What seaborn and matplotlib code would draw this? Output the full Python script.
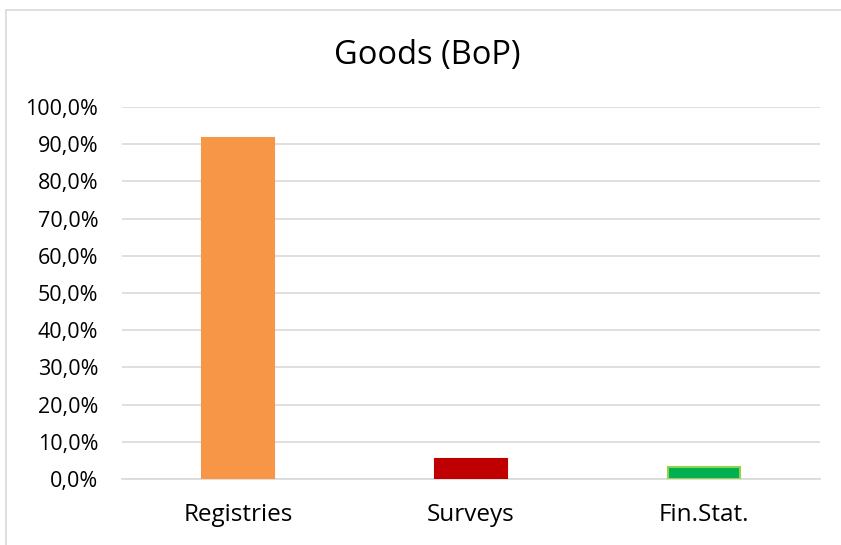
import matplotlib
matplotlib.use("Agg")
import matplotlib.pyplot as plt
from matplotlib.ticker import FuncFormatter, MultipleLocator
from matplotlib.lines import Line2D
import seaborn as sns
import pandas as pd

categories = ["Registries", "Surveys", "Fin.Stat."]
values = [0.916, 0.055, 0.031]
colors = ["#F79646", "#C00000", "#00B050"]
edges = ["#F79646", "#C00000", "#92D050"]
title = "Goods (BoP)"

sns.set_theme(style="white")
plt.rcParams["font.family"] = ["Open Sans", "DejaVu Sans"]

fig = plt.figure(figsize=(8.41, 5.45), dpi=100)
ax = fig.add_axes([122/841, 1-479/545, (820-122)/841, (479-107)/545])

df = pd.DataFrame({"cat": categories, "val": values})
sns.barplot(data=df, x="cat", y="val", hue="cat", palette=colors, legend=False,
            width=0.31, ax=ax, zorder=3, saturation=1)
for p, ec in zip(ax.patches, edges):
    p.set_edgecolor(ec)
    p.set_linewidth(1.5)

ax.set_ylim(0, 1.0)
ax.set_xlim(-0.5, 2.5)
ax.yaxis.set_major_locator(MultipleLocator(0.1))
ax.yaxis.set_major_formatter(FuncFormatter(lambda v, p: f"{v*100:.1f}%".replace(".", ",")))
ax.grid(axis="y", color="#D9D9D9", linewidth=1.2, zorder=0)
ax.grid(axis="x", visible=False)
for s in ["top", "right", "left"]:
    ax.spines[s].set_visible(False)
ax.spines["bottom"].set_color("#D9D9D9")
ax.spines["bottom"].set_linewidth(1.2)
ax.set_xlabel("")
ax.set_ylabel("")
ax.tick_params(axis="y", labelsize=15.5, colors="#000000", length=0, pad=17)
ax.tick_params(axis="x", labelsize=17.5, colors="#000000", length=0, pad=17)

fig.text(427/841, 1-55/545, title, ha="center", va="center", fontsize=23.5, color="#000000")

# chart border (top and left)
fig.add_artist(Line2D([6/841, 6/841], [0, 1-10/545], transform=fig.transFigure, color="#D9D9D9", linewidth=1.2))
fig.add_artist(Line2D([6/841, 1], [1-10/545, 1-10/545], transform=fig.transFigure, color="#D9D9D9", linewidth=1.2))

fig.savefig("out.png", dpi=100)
···
Direction: Return the listing above unchanged, apart from dropping its pictures.

Response below:
What seaborn and matplotlib code would draw this? Output the full Python script.
import matplotlib
matplotlib.use("Agg")
import matplotlib.pyplot as plt
from matplotlib.ticker import FuncFormatter, MultipleLocator
from matplotlib.lines import Line2D
import seaborn as sns
import pandas as pd

categories = ["Registries", "Surveys", "Fin.Stat."]
values = [0.916, 0.055, 0.031]
colors = ["#F79646", "#C00000", "#00B050"]
edges = ["#F79646", "#C00000", "#92D050"]
title = "Goods (BoP)"

sns.set_theme(style="white")
plt.rcParams["font.family"] = ["Open Sans", "DejaVu Sans"]

fig = plt.figure(figsize=(8.41, 5.45), dpi=100)
ax = fig.add_axes([122/841, 1-479/545, (820-122)/841, (479-107)/545])

df = pd.DataFrame({"cat": categories, "val": values})
sns.barplot(data=df, x="cat", y="val", hue="cat", palette=colors, legend=False,
            width=0.31, ax=ax, zorder=3, saturation=1)
for p, ec in zip(ax.patches, edges):
    p.set_edgecolor(ec)
    p.set_linewidth(1.5)

ax.set_ylim(0, 1.0)
ax.set_xlim(-0.5, 2.5)
ax.yaxis.set_major_locator(MultipleLocator(0.1))
ax.yaxis.set_major_formatter(FuncFormatter(lambda v, p: f"{v*100:.1f}%".replace(".", ",")))
ax.grid(axis="y", color="#D9D9D9", linewidth=1.2, zorder=0)
ax.grid(axis="x", visible=False)
for s in ["top", "right", "left"]:
    ax.spines[s].set_visible(False)
ax.spines["bottom"].set_color("#D9D9D9")
ax.spines["bottom"].set_linewidth(1.2)
ax.set_xlabel("")
ax.set_ylabel("")
ax.tick_params(axis="y", labelsize=15.5, colors="#000000", length=0, pad=17)
ax.tick_params(axis="x", labelsize=17.5, colors="#000000", length=0, pad=17)

fig.text(427/841, 1-55/545, title, ha="center", va="center", fontsize=23.5, color="#000000")

# chart border (top and left)
fig.add_artist(Line2D([6/841, 6/841], [0, 1-10/545], transform=fig.transFigure, color="#D9D9D9", linewidth=1.2))
fig.add_artist(Line2D([6/841, 1], [1-10/545, 1-10/545], transform=fig.transFigure, color="#D9D9D9", linewidth=1.2))

fig.savefig("out.png", dpi=100)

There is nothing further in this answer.